Juliet Mitchell also focuses on the centrality of trauma within psychoanalytic theory, using its "return in the past decade" to raise a classic problem, and discontent, within psychoanalysis: Is it a theory that applies to universal, or only pathological, human experience? Mitchell insists that we situate trauma in a universal (and transcultural) rather than clinical context. As Mitchell writes, "The trauma and its potential cure through the telling of it as a story are likely aspects of the human condition; they are not specifics of particular pathologies." Before the development of the unconscious through repressed desire, the structure of the unconscious is developed by an original, universal trauma: the dread "that the helpless, prematurely born human infant feels when its existence is threatened on the failure of a provision of its needs." This original trauma, in turn, gives rise to what we might call an original story-the "simple mimesis" that a newborn employs to get milk.

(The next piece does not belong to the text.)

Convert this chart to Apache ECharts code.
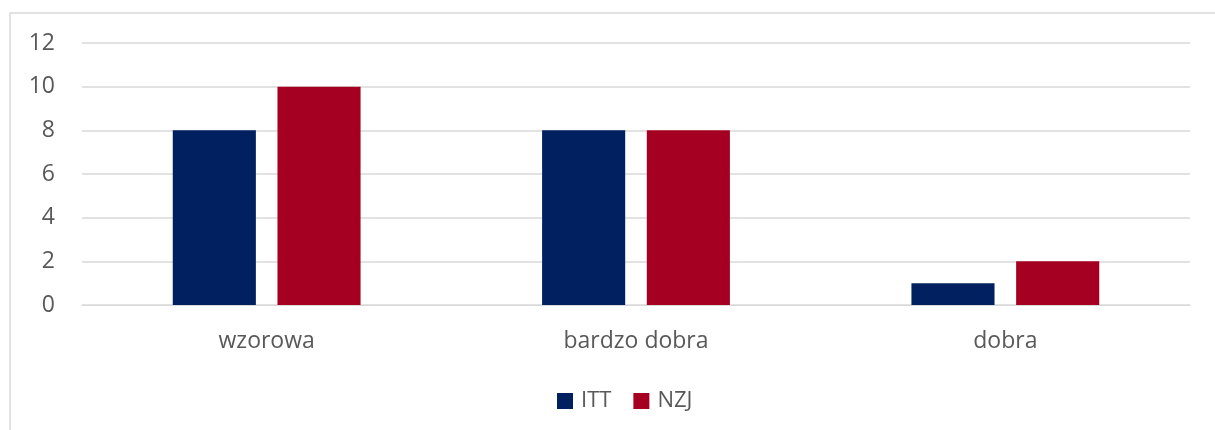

As Mitchell describes this, "A baby will start to mouth the sucking and dream or 'hallucinate' the breast it needs, an infant will make the faces and sounds of its care-taker." The primary, biological need for the breast, Mitchell suggests, continually manifests itself in two different and related forms: on one hand, this original lack or need sets the form for "the many large and small traumas that everyone experiences"; on the other, the story that the infant tells to the provider becomes the model for transindividual relationships, for processes of "identification with the other's desiring self."
Frederick Crews's essay ends with a "postscript" which-unlike revisions made to other essays in the volume-centers on the conference itself. Using a transcript of the discussions, Crews comments on many of the other speakers-most prominently Robert Michels, Judith Butler, Leo Bersani, Meredith Skura, and Richard Wollheim. One panelist is accused of McCarthyism; another is linked to both witch-burning and the Gulf of Tonkin resolution. In a final flourish, the whole conference is compared with the Titanic!
This rebuttal might have generated a different format for the book-one we considered but ultimately rejected. Crews's heated opposition to other panelists, especially Judith Butler, would seem to merit, or demand, a response. And such a response-probably itself heated-would inevitably prompt a third response from Crews. Such a back-and-forth discussion would fall into a genre perhaps best characterized by the angry letters in the New York Review of Books. This form would suit the content of Crews's position: the repeated dead ends of mutual recrimination that characterize this kind of exchange rhetorically demonstrate the incommensurability of psychoanalysis with discourses outside the discipline. Certainly, Crews is fond of such a form; as he notes in his postscript about Michels: "he and I have crossed swords before, both in person and in print." Such a genre-letters back and forth, the ritualized crossing of swords-might be more important for what it does than for what it says. Although we solicited and still appreciate the polemical content of Crews's perspective, we resisted the incursion of a polemical form onto the manuscript as a whole. For this reason, we denied other panelists an opportunity to respond to Crews's response, allowing the postscript, and the essays, to speak for themselves.